Section 7: Voters may mail their paper ballots to all certified voting centers in their respective precincts, and with a stamped return envelope provided in the mailer with the enclosed ballot.
Section 8: Voters may walk their paper ballots in to all certified voting centers.
Section 9: Unregistered eligible citizens may register to vote at all voting centers, and obtain a paper ballot immediately after registering to vote at all voting centers.
Section 10: Registered voters who have not received a ballot in the mail, may come to any certified voting center, to inquire as to why they have not received a paper ballot; and be issued a computer-generated ballot if they are entitled to obtain one.
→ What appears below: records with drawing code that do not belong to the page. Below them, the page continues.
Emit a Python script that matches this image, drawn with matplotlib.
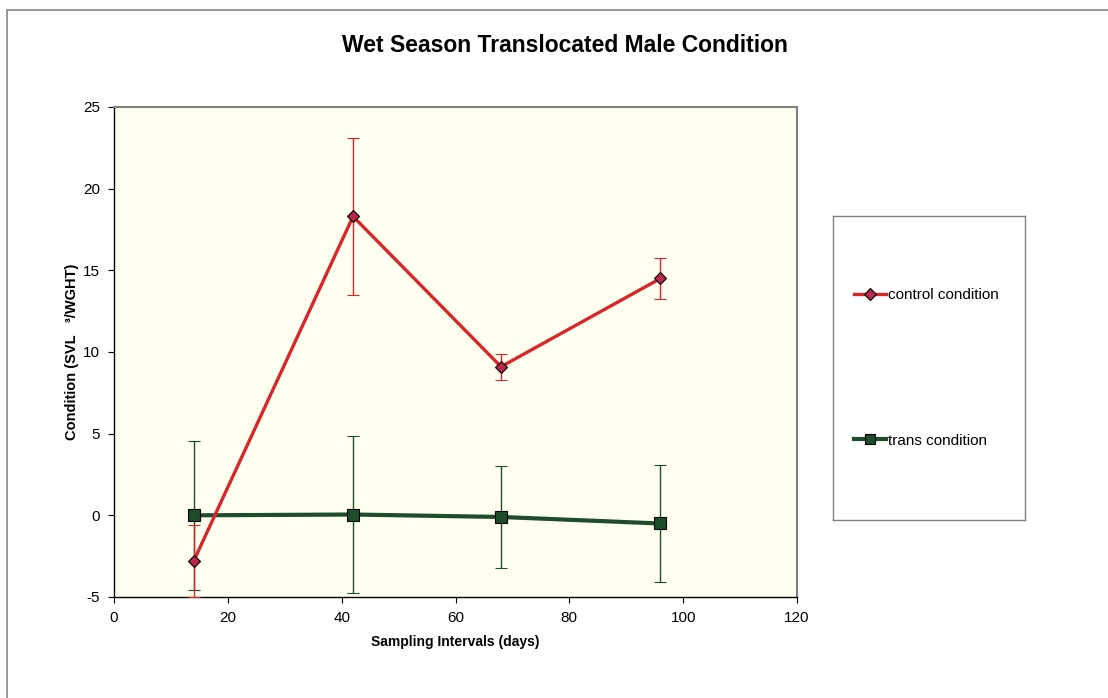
import matplotlib
matplotlib.use("Agg")
import matplotlib.pyplot as plt
from matplotlib.lines import Line2D
from matplotlib.patches import Rectangle

plt.rcParams['font.family'] = ['Liberation Sans', 'DejaVu Sans']
plt.rcParams['axes.unicode_minus'] = False

days = [14, 42, 68, 96]
control = [-2.8, 18.3, 9.1, 14.5]
control_err = [2.2, 4.8, 0.8, 1.25]
trans = [0.0, 0.05, -0.1, -0.5]
trans_err = [4.55, 4.8, 3.1, 3.6]

x_ticks = [0, 20, 40, 60, 80, 100, 120]
y_ticks = [-5, 0, 5, 10, 15, 20, 25]

red = '#D8262A'
red_fill = '#B8284A'
green = '#1E4D2B'

fig = plt.figure(figsize=(11.08, 6.98), dpi=100)
fig.patch.set_facecolor('white')

# outer frame (left and top edges visible)
fig.patches.append(Rectangle((7/1108, -0.05), 1.2, (698-10)/698 + 0.05,
                             transform=fig.transFigure, fill=False,
                             edgecolor='#888888', linewidth=1.2))

ax = fig.add_axes([114/1108, 1 - 597/698, (797-114)/1108, (597-107)/698])
ax.set_facecolor('#FFFFF0')

ax.errorbar(days, trans, yerr=trans_err, color=green, linewidth=3.0,
            marker='s', markersize=8, markerfacecolor=green,
            markeredgecolor='black', markeredgewidth=0.8,
            ecolor=green, elinewidth=1.0, capsize=4, capthick=2.2, zorder=3)
ax.errorbar(days, control, yerr=control_err, color=red, linewidth=2.4,
            marker='D', markersize=6.5, markerfacecolor=red_fill,
            markeredgecolor='black', markeredgewidth=0.8,
            ecolor=red, elinewidth=1.0, capsize=4, capthick=1.8, zorder=4)

ax.set_xlim(0, 120)
ax.set_ylim(-5, 25)
ax.set_xticks(x_ticks)
ax.set_yticks(y_ticks)
ax.tick_params(axis='both', direction='out', length=4, labelsize=11, pad=6)
for s in ['left', 'bottom']:
    ax.spines[s].set_color('black')
    ax.spines[s].set_linewidth(1.0)
for s in ['top', 'right']:
    ax.spines[s].set_color('#808080')
    ax.spines[s].set_linewidth(1.5)

ax.set_xlabel('Sampling Intervals (days)', fontsize=10, fontweight='bold', labelpad=7)
ax.set_ylabel('Condition (SVL   \u00b3/WGHT)', fontsize=10.5, fontweight='bold', labelpad=3)

fig.text(565/1108, 1 - 46/698, 'Wet Season Translocated Male Condition',
         ha='center', va='center', fontsize=16.5, fontweight='bold')

# legend box
lax = fig.add_axes([833/1108, 1 - 520/698, (1025-833)/1108, (520-216)/698])
lax.set_facecolor('white')
lax.set_xticks([])
lax.set_yticks([])
for s in lax.spines.values():
    s.set_color('#808080')
    s.set_linewidth(1.0)
handles = [
    Line2D([], [], color=red, linewidth=2.4, marker='D', markersize=6,
           markerfacecolor=red_fill, markeredgecolor='black', markeredgewidth=0.8),
    Line2D([], [], color=green, linewidth=3.0, marker='s', markersize=7,
           markerfacecolor=green, markeredgecolor='black', markeredgewidth=0.8),
]
labels = ['control condition', 'trans condition']
lax.legend(handles, labels, loc='center left', frameon=False, fontsize=11,
           labelspacing=8.6, handlelength=2.1, handletextpad=0.15,
           borderaxespad=0, borderpad=0,
           bbox_to_anchor=(0.11, 0.5))

fig.savefig('out.png', dpi=100)
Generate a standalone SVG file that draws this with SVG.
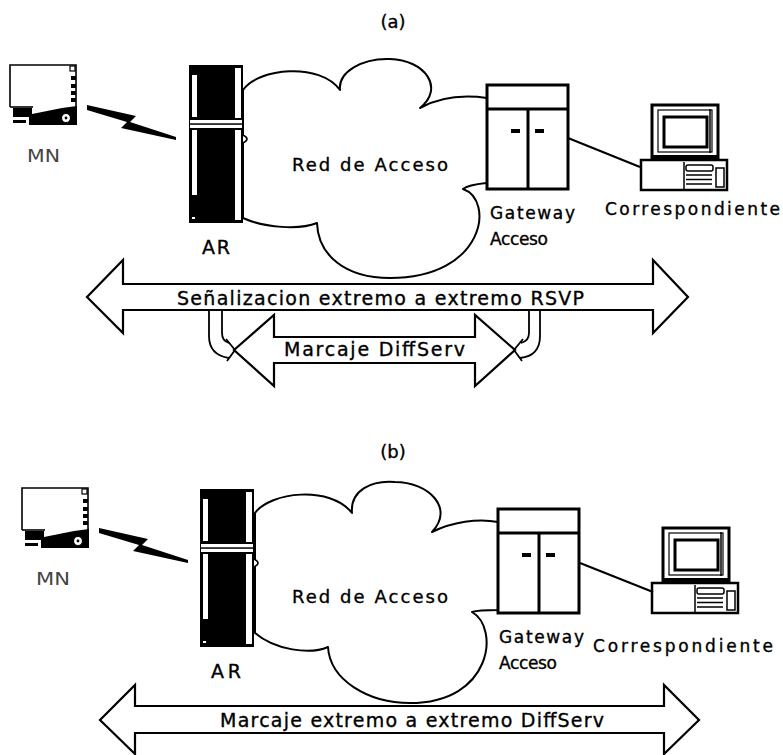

The states will provide provisional ballots, only after all measures have been taken to the maximum extent possible to provide a computer-generated ballot.
Section 11: Specialized voting machines will be available at all centers to accommodate voters with special needs; which include but not are limited to those who are physically challenged with blindness, or the inability to use their hands or arms.
Section 12: All voting centers will be equipped with digital imaging machines that will print ballots on demand in any certified language for those who need them.
Section 13: Digital imaging machines will be used to accept hand-marked paper ballots and create a digital image of each ballot.
Section 14: The hand marked paper ballots will be preserved in translucent bins for recounting purposes, a process associated with “The Brakey Method.”
Section 15: Immediately upon the 7pm closure of centers in every time zone, all paper ballots will be scanned, tallied and checked.
Section 16: Ballot totals will not be made public until 7 pm Hawaii Time (midnight Eastern Time) when the last polls close there; voters in Guam and other later time zones will be encouraged to vote earlier.
Section 17: Elections decided by less than 1% according to the digital tallies will be subjected to a full recount of the preserved paper ballots.
Section 18: The federal government will work with Governors, to ensure that all federal funds necessary for the full implementation of this Act, will be allocated to all fifty states and Territories in a timely and organized process. All states not in compliance with this Act, will be subject to federal inspections, to ensure compliance with the provisions of the Act herein.Section 19: To pay for the costs associated with an expedited and full implementation of the Act herein, a modest tax of 0.5% on stock trades, and 0.01% tax per year to maturity on transactions in bonds, swaps, and trades will be imposed on all stock and bond transactions.